I think you need a security blanket game, bro
May I recommend
Also: nobody here mentioning Grand Theft Auto V online as their go-to, why can’t I quit you game.
Which is pretty much why I like this community. Except for @Stusser, because, well, you know
Civ V and SotS
I enjoy them both still to this day, but I have a tendency to go back to them instead of trying something new sitting in my inventory.
Well I don’t care for the Online part, but I do love me some GTA V.
There’s a few games from the '90s that I keep coming back to every couple years:
- Machiavelli: The Prince
- Perfect General
- Covert Action – I’ve played this so much I actually managed to beat the game a couple years ago.
- Sword of the Samurai
I guess it helps that I can fire them up instantly on DOSBox without taking any time to install something. But should I stop playing those? All of those are going to stay in my rotation until someone makes a better successor to it, like happened with Pirates!
Burn! Burn the heretic!
The original was before my time. Was it one of those games that’s so far advanced over everything that came before it that you get a deep emotional connection to it?
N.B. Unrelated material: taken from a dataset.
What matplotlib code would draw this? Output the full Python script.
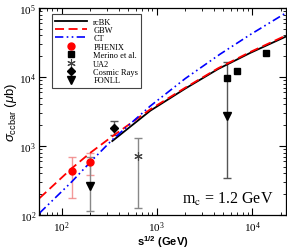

Well, it may have been: I played it only 3 years later (akin to a century in computer terms, back then), from 1990 on.
All the mechanics (especially the sailing, but also the intertia of the slow paced swordfighting) are just so spot on, and the abstraction is what I always need to enjoy an evocative experience - which is why I don’t enjoy 3D games, especially of the photorealistic kind.
That the manual did a wonderful job to depict the area and allow kid-me to fill the gap is another testament to Microprose’s greatness at its highest hour.
League of Legends. Strange that I always come back to a free to play over all of the traditional pay games I own.
I have a virtual stable of games I continually go back to:
- Kindom Rush - I’m always experimenting with new tower combinations and it’s cathartic
- Supreme Commander: Forged Alliance. What is is about creating huge experimentals and wreaking havoc?
- Borderlands - the original. Fuck the rest of them, but that first one is just golden.
- Stars! - although this has curtailed since win10 as I’m not sure I have the energy to figure out how to get a XP virtual machine up & running yet again.
Huh I found Borderlands 1 almost unplayable but I loved B2.
BL1 was so awesome. You actually can find legendary weapons that will last longer than 2 levels. The fighting was so good - I found them to be challenging and the characters had real different builds to them.
People complain about lack of fast travel in some areas (Knox), but then knox had the king of loot boxes that I would play & play again & again just to get ALL of my 40 weapons to be legendary. So much fun.
Now the story of BL1 was really not there. BL2 was hands-down some of the best story telling ever, but the weapons were so hard to come by & when you did get a legendary, it was worthless in 2 levels. It got to the point where you got far better weapons with those codes they dropped on twitter.
It’s funny how DOS games were such a pain in the ass to get running back in the day but are easy to emulate now. Then there’s about a decade of early Windows games that are inaccessible now. I’d probably play King of Dragon Pass all the time if it wasn’t stuck in 640x480. (Although, speaking of successors, KoDP will get one soon.)
Since the whole point of playing a game is to have fun, the only time I feel I shouldn’t play a game is if I do it despite it not being fun. I got there with WoW sometimes.
I don’t think I’m quite there with Grim Dawn, but it’s getting borderline sometimes. The problem comes when the up-front effort of learning a new game seems too high for a given evening’s session, so you then fall back to a game you’re used to be not really enjoying anymore. The old ‘game of least resistance’ problem, which can be exacerbated when you know you have limited playtime to begin wtih.
Have you tried the DOSBOX version? Runs great.